Output each line of the material exactly as it stands.

┏━━

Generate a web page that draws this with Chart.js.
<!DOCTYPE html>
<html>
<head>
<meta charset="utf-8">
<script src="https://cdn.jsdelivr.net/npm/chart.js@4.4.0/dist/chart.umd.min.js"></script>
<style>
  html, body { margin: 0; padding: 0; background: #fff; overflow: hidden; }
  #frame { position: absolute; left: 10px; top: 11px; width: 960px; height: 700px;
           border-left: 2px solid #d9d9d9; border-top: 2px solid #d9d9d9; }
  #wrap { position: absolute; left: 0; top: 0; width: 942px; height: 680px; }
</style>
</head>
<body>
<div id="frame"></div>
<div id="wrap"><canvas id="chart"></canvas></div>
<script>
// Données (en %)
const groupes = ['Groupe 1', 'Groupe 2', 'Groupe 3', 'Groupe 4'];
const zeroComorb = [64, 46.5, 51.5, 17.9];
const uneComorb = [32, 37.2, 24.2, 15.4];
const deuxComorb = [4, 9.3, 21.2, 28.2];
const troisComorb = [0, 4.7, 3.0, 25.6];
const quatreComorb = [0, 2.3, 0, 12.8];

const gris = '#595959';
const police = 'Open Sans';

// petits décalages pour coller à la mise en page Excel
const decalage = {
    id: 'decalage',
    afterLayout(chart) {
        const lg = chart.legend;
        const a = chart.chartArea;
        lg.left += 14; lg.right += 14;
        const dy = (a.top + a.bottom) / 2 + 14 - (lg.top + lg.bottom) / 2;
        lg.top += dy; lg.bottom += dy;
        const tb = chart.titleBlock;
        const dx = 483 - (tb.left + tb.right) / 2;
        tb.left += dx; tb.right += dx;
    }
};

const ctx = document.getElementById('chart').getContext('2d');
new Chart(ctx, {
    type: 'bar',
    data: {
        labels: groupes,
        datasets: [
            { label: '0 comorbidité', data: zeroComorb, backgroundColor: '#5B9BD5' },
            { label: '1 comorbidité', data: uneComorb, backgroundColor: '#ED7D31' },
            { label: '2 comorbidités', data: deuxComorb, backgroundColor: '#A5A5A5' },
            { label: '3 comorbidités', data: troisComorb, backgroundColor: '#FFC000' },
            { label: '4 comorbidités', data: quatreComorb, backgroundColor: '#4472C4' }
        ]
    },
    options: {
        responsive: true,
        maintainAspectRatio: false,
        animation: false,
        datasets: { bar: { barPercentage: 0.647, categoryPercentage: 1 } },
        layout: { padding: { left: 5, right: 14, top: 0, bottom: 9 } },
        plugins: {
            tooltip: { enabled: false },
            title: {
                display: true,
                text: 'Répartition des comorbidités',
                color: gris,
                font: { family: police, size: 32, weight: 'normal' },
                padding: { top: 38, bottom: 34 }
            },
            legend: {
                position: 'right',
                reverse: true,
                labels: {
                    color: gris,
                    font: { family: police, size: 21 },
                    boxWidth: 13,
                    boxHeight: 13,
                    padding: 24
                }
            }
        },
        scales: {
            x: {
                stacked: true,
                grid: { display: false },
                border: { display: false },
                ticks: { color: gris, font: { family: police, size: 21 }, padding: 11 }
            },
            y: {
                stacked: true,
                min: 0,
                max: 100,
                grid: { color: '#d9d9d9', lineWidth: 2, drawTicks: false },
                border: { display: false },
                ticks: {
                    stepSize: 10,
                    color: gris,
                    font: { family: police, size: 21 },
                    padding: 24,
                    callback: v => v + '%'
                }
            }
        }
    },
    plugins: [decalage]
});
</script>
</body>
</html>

┗━━

[SOLUTION TO THIS PROBLEM]
Generate a web page that draws this with Chart.js.
<!DOCTYPE html>
<html>
<head>
<meta charset="utf-8">
<script src="https://cdn.jsdelivr.net/npm/chart.js@4.4.0/dist/chart.umd.min.js"></script>
<style>
  html, body { margin: 0; padding: 0; background: #fff; overflow: hidden; }
  #frame { position: absolute; left: 10px; top: 11px; width: 960px; height: 700px;
           border-left: 2px solid #d9d9d9; border-top: 2px solid #d9d9d9; }
  #wrap { position: absolute; left: 0; top: 0; width: 942px; height: 680px; }
</style>
</head>
<body>
<div id="frame"></div>
<div id="wrap"><canvas id="chart"></canvas></div>
<script>
// Données (en %)
const groupes = ['Groupe 1', 'Groupe 2', 'Groupe 3', 'Groupe 4'];
const zeroComorb = [64, 46.5, 51.5, 17.9];
const uneComorb = [32, 37.2, 24.2, 15.4];
const deuxComorb = [4, 9.3, 21.2, 28.2];
const troisComorb = [0, 4.7, 3.0, 25.6];
const quatreComorb = [0, 2.3, 0, 12.8];

const gris = '#595959';
const police = 'Open Sans';

// petits décalages pour coller à la mise en page Excel
const decalage = {
    id: 'decalage',
    afterLayout(chart) {
        const lg = chart.legend;
        const a = chart.chartArea;
        lg.left += 14; lg.right += 14;
        const dy = (a.top + a.bottom) / 2 + 14 - (lg.top + lg.bottom) / 2;
        lg.top += dy; lg.bottom += dy;
        const tb = chart.titleBlock;
        const dx = 483 - (tb.left + tb.right) / 2;
        tb.left += dx; tb.right += dx;
    }
};

const ctx = document.getElementById('chart').getContext('2d');
new Chart(ctx, {
    type: 'bar',
    data: {
        labels: groupes,
        datasets: [
            { label: '0 comorbidité', data: zeroComorb, backgroundColor: '#5B9BD5' },
            { label: '1 comorbidité', data: uneComorb, backgroundColor: '#ED7D31' },
            { label: '2 comorbidités', data: deuxComorb, backgroundColor: '#A5A5A5' },
            { label: '3 comorbidités', data: troisComorb, backgroundColor: '#FFC000' },
            { label: '4 comorbidités', data: quatreComorb, backgroundColor: '#4472C4' }
        ]
    },
    options: {
        responsive: true,
        maintainAspectRatio: false,
        animation: false,
        datasets: { bar: { barPercentage: 0.647, categoryPercentage: 1 } },
        layout: { padding: { left: 5, right: 14, top: 0, bottom: 9 } },
        plugins: {
            tooltip: { enabled: false },
            title: {
                display: true,
                text: 'Répartition des comorbidités',
                color: gris,
                font: { family: police, size: 32, weight: 'normal' },
                padding: { top: 38, bottom: 34 }
            },
            legend: {
                position: 'right',
                reverse: true,
                labels: {
                    color: gris,
                    font: { family: police, size: 21 },
                    boxWidth: 13,
                    boxHeight: 13,
                    padding: 24
                }
            }
        },
        scales: {
            x: {
                stacked: true,
                grid: { display: false },
                border: { display: false },
                ticks: { color: gris, font: { family: police, size: 21 }, padding: 11 }
            },
            y: {
                stacked: true,
                min: 0,
                max: 100,
                grid: { color: '#d9d9d9', lineWidth: 2, drawTicks: false },
                border: { display: false },
                ticks: {
                    stepSize: 10,
                    color: gris,
                    font: { family: police, size: 21 },
                    padding: 24,
                    callback: v => v + '%'
                }
            }
        }
    },
    plugins: [decalage]
});
</script>
</body>
</html>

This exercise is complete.